— start —

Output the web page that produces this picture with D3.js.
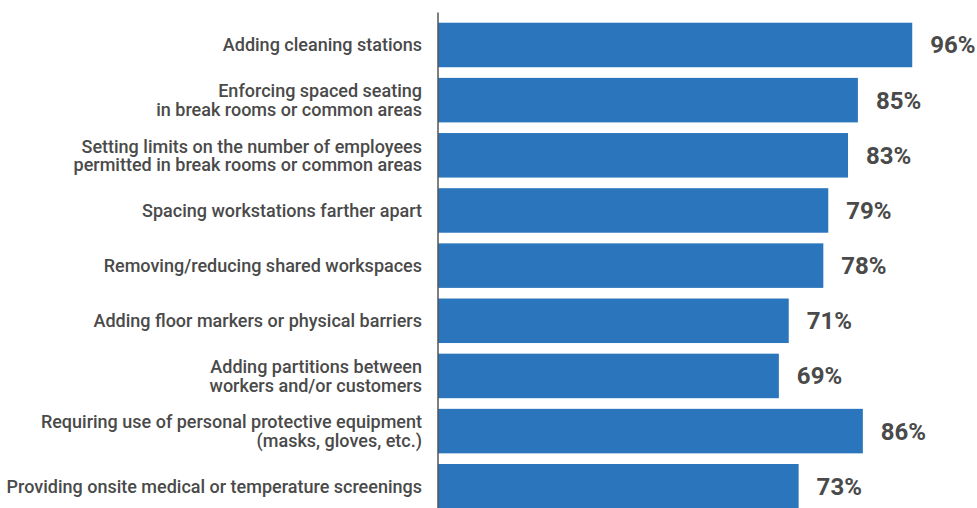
<!DOCTYPE html>
<html>
<head>
<meta charset="utf-8">
<script src="https://cdn.jsdelivr.net/npm/d3@7"></script>
<style>
  html, body { margin: 0; padding: 0; background: #fff; }
  svg { display: block; }
</style>
</head>
<body>
<div id="chart"></div>
<script>
const categories = [
    "Adding cleaning stations",
    "Enforcing spaced seating\nin break rooms or common areas",
    "Setting limits on the number of employees\npermitted in break rooms or common areas",
    "Spacing workstations farther apart",
    "Removing/reducing shared workspaces",
    "Adding floor markers or physical barriers",
    "Adding partitions between\nworkers and/or customers",
    "Requiring use of personal protective equipment\n(masks, gloves, etc.)",
    "Providing onsite medical or temperature screenings",
];
const values = [96, 85, 83, 79, 78, 71, 69, 86, 73];

const width = 977;
const height = 508;
const axisX = 438;
const barColor = "#2a75bb";
const textColor = "#4a4a4a";

const data = categories.map((c, i) => ({ label: c, value: values[i] }));

const svg = d3.select("#chart")
    .append("svg")
    .attr("width", width)
    .attr("height", height)
    .style("font-family", "Roboto, 'Noto Sans', sans-serif");

// x: 0% at the axis, 100% ~ 932px
const x = d3.scaleLinear()
    .domain([0, 100])
    .range([axisX, 932]);

const y = d3.scaleBand()
    .domain(categories)
    .range([17.4, 17.4 + 9 * 55.16])
    .paddingInner(0.193)
    .paddingOuter(0.0965);

// bars
svg.append("g")
    .selectAll("rect")
    .data(data)
    .join("rect")
    .attr("x", x(0))
    .attr("y", (d) => y(d.label))
    .attr("width", (d) => x(d.value) - x(0))
    .attr("height", y.bandwidth())
    .attr("fill", barColor);

// vertical axis line
svg.append("line")
    .attr("x1", axisX)
    .attr("x2", axisX)
    .attr("y1", 12.5)
    .attr("y2", height)
    .attr("stroke", "#555")
    .attr("stroke-width", 1.5);

// category labels (multi-line)
const lineH = 18.5;
const labels = svg.append("g")
    .selectAll("text")
    .data(data)
    .join("text")
    .attr("x", axisX - 16)
    .attr("text-anchor", "end")
    .style("font-size", "18px")
    .style("font-weight", 500)
    .style("fill", textColor)
    .attr("y", (d) => y(d.label) + y.bandwidth() / 2);

labels.each(function(d) {
    const lines = d.label.split("\n");
    const t = d3.select(this);
    lines.forEach((ln, i) => {
        t.append("tspan")
            .attr("x", axisX - 16)
            .attr("dy", i === 0 ? ((-(lines.length - 1) / 2) * lineH + 6.5) : lineH)
            .text(ln);
    });
});

// value labels
svg.append("g")
    .selectAll("text")
    .data(data)
    .join("text")
    .attr("x", (d) => x(d.value) + 18)
    .attr("y", (d) => y(d.label) + y.bandwidth() / 2)
    .attr("dy", "0.35em")
    .style("font-size", "24px")
    .style("font-weight", "bold")
    .style("fill", textColor)
    .text((d) => d.value + "%");
</script>
</body>
</html>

— end —

## PROBLEM TO SOLVE
Keep the pictures out of the copy and write out the data exactly as it stands.

## RIGHT ANSWER
Output the web page that produces this picture with D3.js.
<!DOCTYPE html>
<html>
<head>
<meta charset="utf-8">
<script src="https://cdn.jsdelivr.net/npm/d3@7"></script>
<style>
  html, body { margin: 0; padding: 0; background: #fff; }
  svg { display: block; }
</style>
</head>
<body>
<div id="chart"></div>
<script>
const categories = [
    "Adding cleaning stations",
    "Enforcing spaced seating\nin break rooms or common areas",
    "Setting limits on the number of employees\npermitted in break rooms or common areas",
    "Spacing workstations farther apart",
    "Removing/reducing shared workspaces",
    "Adding floor markers or physical barriers",
    "Adding partitions between\nworkers and/or customers",
    "Requiring use of personal protective equipment\n(masks, gloves, etc.)",
    "Providing onsite medical or temperature screenings",
];
const values = [96, 85, 83, 79, 78, 71, 69, 86, 73];

const width = 977;
const height = 508;
const axisX = 438;
const barColor = "#2a75bb";
const textColor = "#4a4a4a";

const data = categories.map((c, i) => ({ label: c, value: values[i] }));

const svg = d3.select("#chart")
    .append("svg")
    .attr("width", width)
    .attr("height", height)
    .style("font-family", "Roboto, 'Noto Sans', sans-serif");

// x: 0% at the axis, 100% ~ 932px
const x = d3.scaleLinear()
    .domain([0, 100])
    .range([axisX, 932]);

const y = d3.scaleBand()
    .domain(categories)
    .range([17.4, 17.4 + 9 * 55.16])
    .paddingInner(0.193)
    .paddingOuter(0.0965);

// bars
svg.append("g")
    .selectAll("rect")
    .data(data)
    .join("rect")
    .attr("x", x(0))
    .attr("y", (d) => y(d.label))
    .attr("width", (d) => x(d.value) - x(0))
    .attr("height", y.bandwidth())
    .attr("fill", barColor);

// vertical axis line
svg.append("line")
    .attr("x1", axisX)
    .attr("x2", axisX)
    .attr("y1", 12.5)
    .attr("y2", height)
    .attr("stroke", "#555")
    .attr("stroke-width", 1.5);

// category labels (multi-line)
const lineH = 18.5;
const labels = svg.append("g")
    .selectAll("text")
    .data(data)
    .join("text")
    .attr("x", axisX - 16)
    .attr("text-anchor", "end")
    .style("font-size", "18px")
    .style("font-weight", 500)
    .style("fill", textColor)
    .attr("y", (d) => y(d.label) + y.bandwidth() / 2);

labels.each(function(d) {
    const lines = d.label.split("\n");
    const t = d3.select(this);
    lines.forEach((ln, i) => {
        t.append("tspan")
            .attr("x", axisX - 16)
            .attr("dy", i === 0 ? ((-(lines.length - 1) / 2) * lineH + 6.5) : lineH)
            .text(ln);
    });
});

// value labels
svg.append("g")
    .selectAll("text")
    .data(data)
    .join("text")
    .attr("x", (d) => x(d.value) + 18)
    .attr("y", (d) => y(d.label) + y.bandwidth() / 2)
    .attr("dy", "0.35em")
    .style("font-size", "24px")
    .style("font-weight", "bold")
    .style("fill", textColor)
    .text((d) => d.value + "%");
</script>
</body>
</html>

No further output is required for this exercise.